40 seconds

Every forty seconds someone dies from committing suicide.

I was almost one of them.

Every single word of this column is true. It happened. I happened.

And this is my story.

Sirens.

The sirens pierced the air with their shrill call, jerking the citizens of the hospital’s waiting room from their books and halting conversations mid-sentence. The people muffled profanities beneath bated breath when the ambulance pulled into the loading zone outside of the waiting room, one person muttering, “Oh great,” and others commenting, “Well that’s comforting.”

I cringed, knowing those sirens were calling me.

Goosebumps.

Goosebumps layered atop my skin as my coat of armor shielded myself from the blasting air-conditioning above us. Mom jostled me, attempting to wake me up from my inescapable trance. Realizing the daze was not easily broken, she took my shaking hand and helped me stand on my weak feet.

As we shuffled to the open door, a pixie-like woman slid her hand around my waist and supported me as I walked toward the ambulance.

Eyes.

The pity buried in them from the waiting room.
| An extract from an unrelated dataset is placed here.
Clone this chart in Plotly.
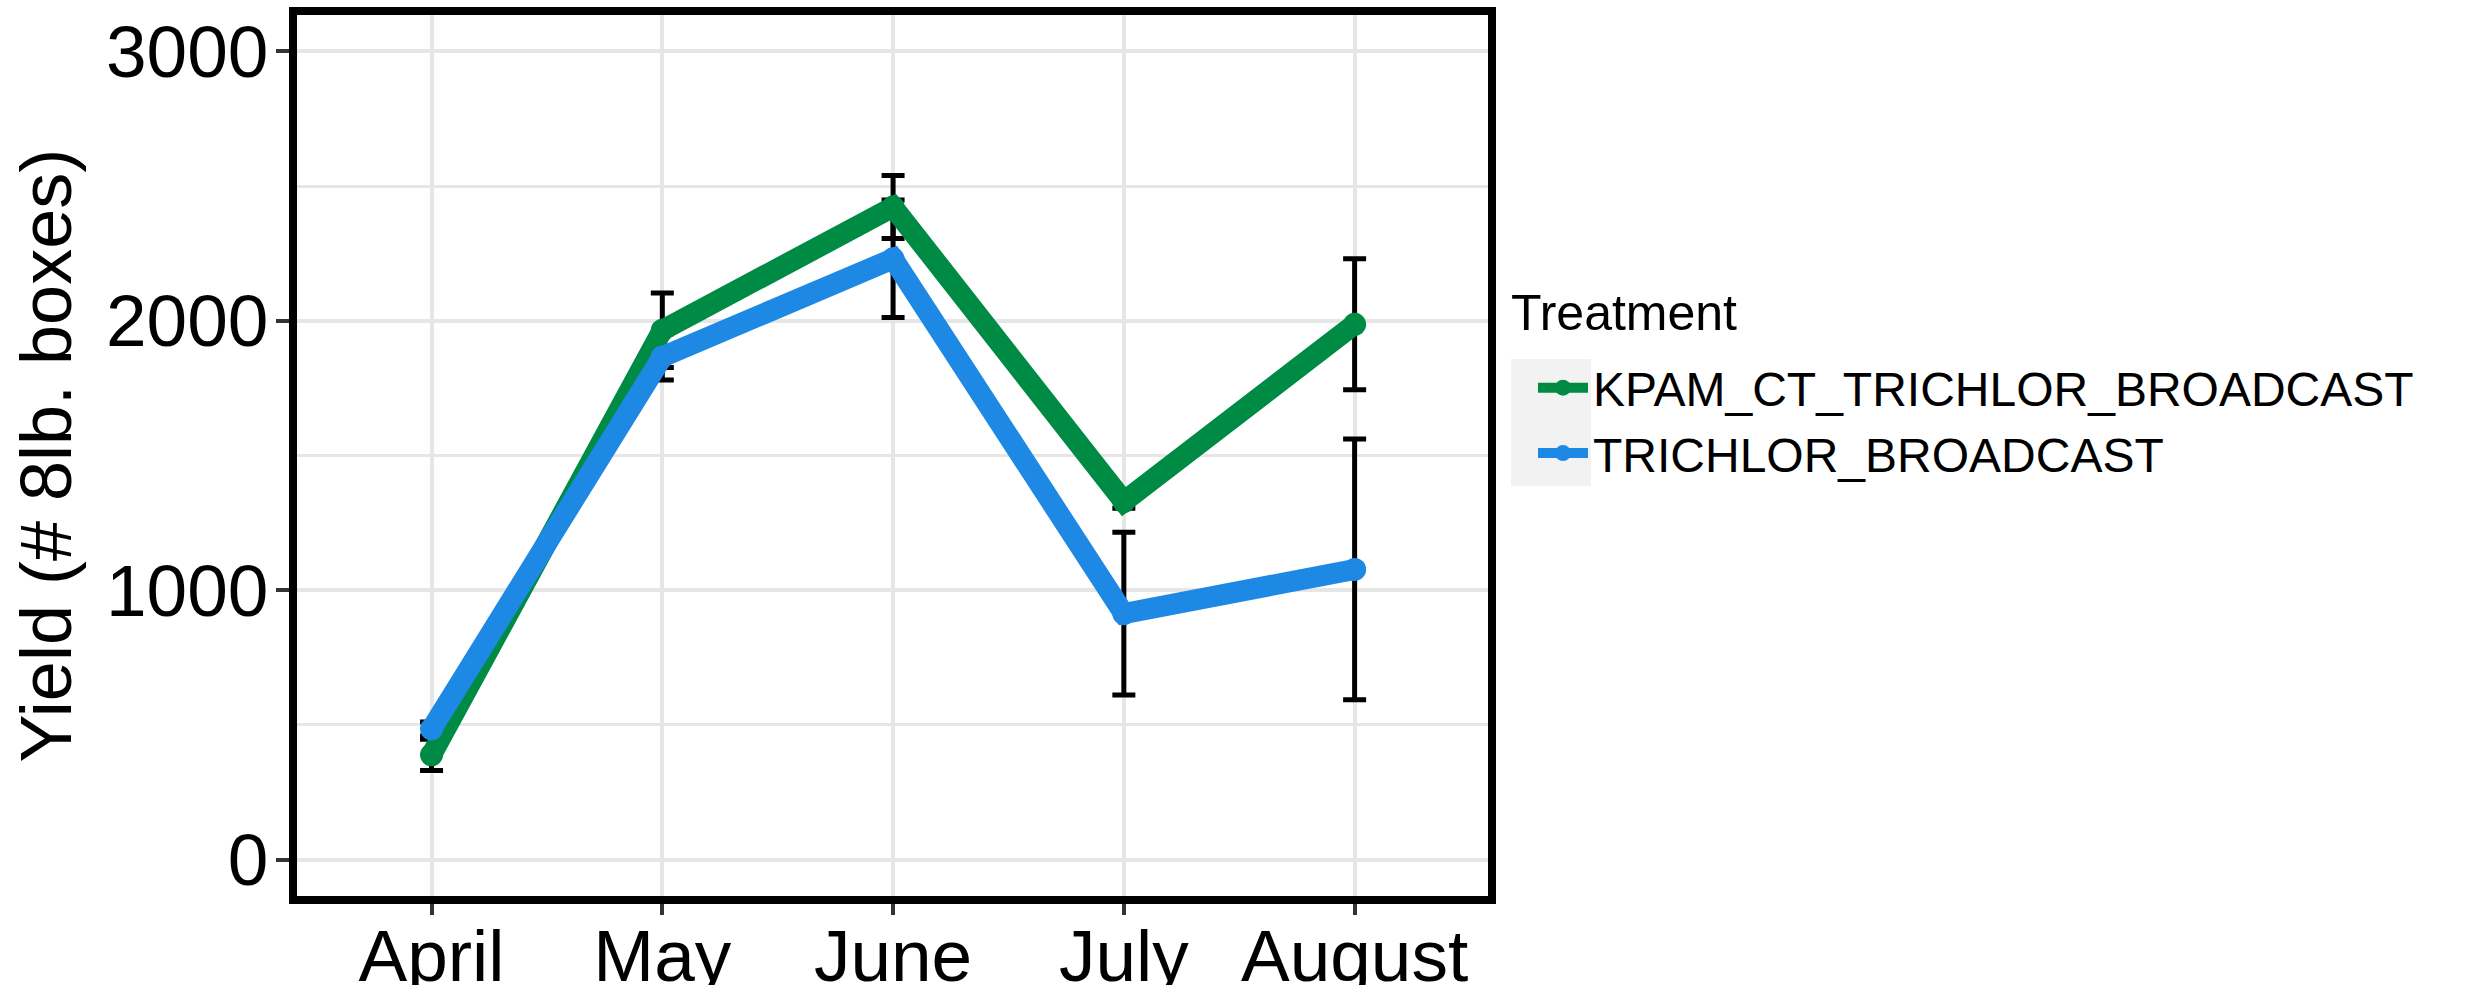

Citizens who recently considered me “one of the waiting” beat down on me with their unwavering scrutiny, along with their weak expressions of guilt from words formerly spoken.

Tears.

They arrived hot and fast to sear my cheeks and to stain my clothes when we took our first step outside; yesterday’s bliss blowing away from the welcome-to-reality burst of wind. The new goosebumps covering my body were bolded and italicized compared to the dainty ones that layered my skin back in the land of plastic chairs, weak coffee and fluorescent lighting. The beaming lights on the ambulance and the achingly cold winter-air blinded me, causing my knees to buckle and my fear to only grow stronger.

Blankets.

The physician wrapped them around me like a shield of protection in a much needed but ineffective hug. I managed to mutter an indecipherable “thank you” to no one in particular, hugging it close to me and continuing the long walk to the beckoning truck. The lights burned everything in sight to a red, then a white and a blue, as the pixie woman supported my quaking knees and legs to carry me into this new place.

Stairs.

As I first stepped inside, a gurney locked to the floor caught my eye. My new pixie friend instructed Mom to follow behind us in her car, on our way to the destination – the mental hospital. The doors of the truck closed before she could reply, her answer now unattainable and my care for anything too far gone. I was still so far away.

Dizziness.

The vehicle began running and the physician helped me crawl onto the gurney, me plopping atop it and her lightly strapping me down. Closing my eyes, I took a shaking breath and attempted to take comfort in the darkness behind my eyelids. The synthetic fibers holding me tight gave me a sense of safety – more than anything, from myself.

Fear.

Not for where I am. Just for what’s within.